Evil has always appeared in brutally recognizable forms: war, cruelty, contempt for the weak, the gradual hardening of the heart. Yet Hannah Arendt discerned a quieter danger alongside them. Evil can take root where people no longer think carefully about what they are saying and doing. It passes through formulas, habits, clichés, and the easy shelter of borrowed language. That insight feels urgent in the age of artificial intelligence.
Pope Leo XIV has addressed AI several times with admirable sobriety. He has called it “an exceptional product of human genius,” while insisting that it remains “above all else a tool.” He has also warned that generative AI raises serious questions about our “openness to truth and beauty” and our distinctive human way of grasping reality.
That is where the deeper concern lies. AI can help with routine tasks. It can lighten repetitive work. It can support research, medicine, and communication when guided by sound judgment. Pope Leo has said as much, while also arguing that every evaluation of AI must keep the full good of the human person in view, materially, intellectually, and spiritually.
Still, language formed at machine speed can weaken a discipline that moral life depends on: the patient testing of words.
A sentence worth saying usually has a history. Before it reaches the page, it has been tested inwardly. Someone has searched for the right word, refused the easy phrase, and asked whether the thought itself is sound. The real issue, then, is larger than writing. It is the work of thinking. Thinking forms judgment; it teaches patience, honesty, and responsibility. Good writing carries the trace of that struggle.
AI can imitate the finished surface of this labor. It can generate balance, fluency, and order in seconds. Conscience does not move at the speed of autocomplete. Judgment needs silence, delay, and the inward friction that lets truth rise above convenience.
Monastic traditions know this well. The Rule of St. Benedict treats speech with gravity. Words shape community and reveal the person’s heart. Silence gives us room to listen before speaking, to pray before reacting, to weigh a sentence before sending it into the world.
Pope Leo made a similar point in his 2026 message for World Communications Day. Human faces and voices, he wrote, are unique and sacred; they disclose our “unrepeatable identity” and make real encounter possible. His concern is plain: a technological culture can blur the human presence carried by voice, face, and word.

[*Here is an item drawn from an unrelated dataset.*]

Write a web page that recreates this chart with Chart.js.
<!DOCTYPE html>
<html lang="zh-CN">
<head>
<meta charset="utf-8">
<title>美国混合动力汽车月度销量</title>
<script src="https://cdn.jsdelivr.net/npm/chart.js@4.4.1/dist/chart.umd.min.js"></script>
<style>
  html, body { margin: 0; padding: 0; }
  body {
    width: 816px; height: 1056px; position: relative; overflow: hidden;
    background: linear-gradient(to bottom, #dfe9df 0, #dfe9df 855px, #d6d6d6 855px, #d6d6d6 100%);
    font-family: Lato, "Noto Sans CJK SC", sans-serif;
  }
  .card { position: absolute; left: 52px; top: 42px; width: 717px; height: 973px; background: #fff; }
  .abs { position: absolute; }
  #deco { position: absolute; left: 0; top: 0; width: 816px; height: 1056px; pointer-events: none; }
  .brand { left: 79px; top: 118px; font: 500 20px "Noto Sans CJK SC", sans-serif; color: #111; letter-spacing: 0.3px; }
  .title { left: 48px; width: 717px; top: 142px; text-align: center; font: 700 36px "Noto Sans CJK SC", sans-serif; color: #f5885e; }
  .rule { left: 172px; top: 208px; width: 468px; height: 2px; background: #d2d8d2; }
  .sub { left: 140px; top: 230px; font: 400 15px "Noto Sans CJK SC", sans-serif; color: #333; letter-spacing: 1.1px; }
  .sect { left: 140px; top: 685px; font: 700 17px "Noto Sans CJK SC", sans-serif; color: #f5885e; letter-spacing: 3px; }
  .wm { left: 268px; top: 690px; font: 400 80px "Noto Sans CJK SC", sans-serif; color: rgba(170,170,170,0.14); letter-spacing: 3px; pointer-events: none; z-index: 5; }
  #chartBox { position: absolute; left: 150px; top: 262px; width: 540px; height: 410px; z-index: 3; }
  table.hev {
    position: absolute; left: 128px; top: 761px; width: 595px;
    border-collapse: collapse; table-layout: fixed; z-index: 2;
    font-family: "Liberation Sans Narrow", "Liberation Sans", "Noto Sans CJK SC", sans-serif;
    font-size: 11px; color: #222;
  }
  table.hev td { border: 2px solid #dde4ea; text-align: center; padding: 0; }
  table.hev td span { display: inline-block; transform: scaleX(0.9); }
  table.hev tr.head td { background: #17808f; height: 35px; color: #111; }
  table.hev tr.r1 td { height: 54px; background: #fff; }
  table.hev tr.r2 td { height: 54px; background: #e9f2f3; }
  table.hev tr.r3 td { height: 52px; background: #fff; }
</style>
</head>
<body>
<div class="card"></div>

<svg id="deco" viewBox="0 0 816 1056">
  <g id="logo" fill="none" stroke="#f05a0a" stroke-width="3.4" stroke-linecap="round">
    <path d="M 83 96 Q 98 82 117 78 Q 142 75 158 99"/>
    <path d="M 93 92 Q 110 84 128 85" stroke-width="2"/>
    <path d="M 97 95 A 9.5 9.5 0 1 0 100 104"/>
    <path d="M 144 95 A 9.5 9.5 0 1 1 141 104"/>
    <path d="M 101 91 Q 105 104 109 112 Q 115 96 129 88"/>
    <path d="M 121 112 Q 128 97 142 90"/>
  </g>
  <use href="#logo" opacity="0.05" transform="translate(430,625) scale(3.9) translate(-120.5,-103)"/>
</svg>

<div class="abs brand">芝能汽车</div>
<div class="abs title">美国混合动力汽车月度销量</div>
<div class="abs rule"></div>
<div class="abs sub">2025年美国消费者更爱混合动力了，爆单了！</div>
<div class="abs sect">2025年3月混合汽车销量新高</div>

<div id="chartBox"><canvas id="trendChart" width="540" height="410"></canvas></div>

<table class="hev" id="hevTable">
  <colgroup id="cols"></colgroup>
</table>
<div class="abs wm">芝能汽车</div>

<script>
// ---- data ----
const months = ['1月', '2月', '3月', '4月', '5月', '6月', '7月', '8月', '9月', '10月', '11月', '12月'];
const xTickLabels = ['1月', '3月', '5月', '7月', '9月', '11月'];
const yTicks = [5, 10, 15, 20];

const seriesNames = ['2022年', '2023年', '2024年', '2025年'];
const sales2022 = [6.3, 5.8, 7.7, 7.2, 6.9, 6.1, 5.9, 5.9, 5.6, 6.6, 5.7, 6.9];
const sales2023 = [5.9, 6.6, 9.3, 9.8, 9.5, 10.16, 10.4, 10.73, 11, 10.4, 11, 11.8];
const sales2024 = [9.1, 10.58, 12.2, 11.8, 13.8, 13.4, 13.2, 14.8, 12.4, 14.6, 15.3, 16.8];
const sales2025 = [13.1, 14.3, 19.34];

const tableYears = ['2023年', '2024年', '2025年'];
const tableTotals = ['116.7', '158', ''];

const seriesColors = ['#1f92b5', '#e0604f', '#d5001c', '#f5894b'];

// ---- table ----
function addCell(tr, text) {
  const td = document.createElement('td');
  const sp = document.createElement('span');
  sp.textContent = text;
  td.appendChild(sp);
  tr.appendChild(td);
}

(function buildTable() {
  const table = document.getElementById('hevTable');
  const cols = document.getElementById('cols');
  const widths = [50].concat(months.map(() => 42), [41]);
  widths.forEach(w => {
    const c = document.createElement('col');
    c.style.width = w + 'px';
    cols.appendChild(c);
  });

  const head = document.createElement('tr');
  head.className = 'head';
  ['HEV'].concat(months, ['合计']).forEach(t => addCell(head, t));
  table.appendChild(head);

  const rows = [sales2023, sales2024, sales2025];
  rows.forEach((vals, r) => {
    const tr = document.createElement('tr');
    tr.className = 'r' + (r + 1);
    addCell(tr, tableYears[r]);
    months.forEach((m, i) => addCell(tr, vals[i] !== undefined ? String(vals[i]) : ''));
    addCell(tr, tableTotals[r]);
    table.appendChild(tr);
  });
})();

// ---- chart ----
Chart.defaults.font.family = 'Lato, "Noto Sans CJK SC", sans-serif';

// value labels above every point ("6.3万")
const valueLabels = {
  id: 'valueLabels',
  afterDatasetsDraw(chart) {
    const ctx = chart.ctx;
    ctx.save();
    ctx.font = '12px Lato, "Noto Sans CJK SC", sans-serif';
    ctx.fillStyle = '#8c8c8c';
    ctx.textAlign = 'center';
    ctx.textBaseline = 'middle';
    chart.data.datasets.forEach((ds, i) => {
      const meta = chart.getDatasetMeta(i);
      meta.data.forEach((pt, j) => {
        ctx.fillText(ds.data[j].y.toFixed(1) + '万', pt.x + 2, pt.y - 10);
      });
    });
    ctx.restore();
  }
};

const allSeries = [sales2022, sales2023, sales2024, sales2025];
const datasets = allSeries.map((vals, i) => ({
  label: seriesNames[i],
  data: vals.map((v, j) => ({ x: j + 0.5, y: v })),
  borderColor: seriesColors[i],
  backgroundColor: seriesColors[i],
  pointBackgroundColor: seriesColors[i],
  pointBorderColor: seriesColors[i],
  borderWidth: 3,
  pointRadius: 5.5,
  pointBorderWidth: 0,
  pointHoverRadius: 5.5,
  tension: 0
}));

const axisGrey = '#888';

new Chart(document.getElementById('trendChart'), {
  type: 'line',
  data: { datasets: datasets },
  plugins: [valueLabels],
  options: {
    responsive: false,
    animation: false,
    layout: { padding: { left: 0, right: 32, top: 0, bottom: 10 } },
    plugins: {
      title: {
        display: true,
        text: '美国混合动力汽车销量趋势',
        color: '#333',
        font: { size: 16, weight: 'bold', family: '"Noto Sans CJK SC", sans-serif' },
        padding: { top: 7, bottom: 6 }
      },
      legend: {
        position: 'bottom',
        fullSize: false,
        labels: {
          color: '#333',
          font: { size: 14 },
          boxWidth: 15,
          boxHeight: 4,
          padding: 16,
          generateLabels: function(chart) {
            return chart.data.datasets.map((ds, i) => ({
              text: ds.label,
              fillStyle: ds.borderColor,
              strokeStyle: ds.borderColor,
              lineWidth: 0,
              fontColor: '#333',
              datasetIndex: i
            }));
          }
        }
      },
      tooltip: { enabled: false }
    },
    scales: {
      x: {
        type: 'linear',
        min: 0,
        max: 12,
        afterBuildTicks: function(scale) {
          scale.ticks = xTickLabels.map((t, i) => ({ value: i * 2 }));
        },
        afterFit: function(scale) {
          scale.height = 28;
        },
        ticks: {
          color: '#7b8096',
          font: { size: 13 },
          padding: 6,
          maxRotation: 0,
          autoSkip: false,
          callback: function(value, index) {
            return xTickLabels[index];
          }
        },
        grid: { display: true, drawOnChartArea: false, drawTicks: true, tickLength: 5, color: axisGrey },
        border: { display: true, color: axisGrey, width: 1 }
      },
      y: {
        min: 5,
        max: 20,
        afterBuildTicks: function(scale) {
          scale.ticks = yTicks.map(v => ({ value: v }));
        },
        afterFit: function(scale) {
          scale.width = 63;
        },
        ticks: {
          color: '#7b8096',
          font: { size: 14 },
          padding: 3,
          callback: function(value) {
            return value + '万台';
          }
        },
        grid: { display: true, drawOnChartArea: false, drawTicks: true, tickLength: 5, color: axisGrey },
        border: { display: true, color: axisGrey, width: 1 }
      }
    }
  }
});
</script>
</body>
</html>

This gives the AI question a spiritual edge. A person can become fluent without becoming wise. He can sound thoughtful without having undergone the labor of thought. He can produce language that carries the shape of judgment while leaving judgment itself undernourished. That moral thinning should concern everyone–not just Christians. Evil often advances when speech grows cheap, when conscience grows lazy, and when people rely on phrases they have never fully examined. Arendt understood that. So does the Benedictine tradition.
The answer is beautifully ordinary: keep silence, read closely, think slowly, edit hard, and speak with words you can answer for. AI can draft a sentence in seconds. A conscience still takes longer.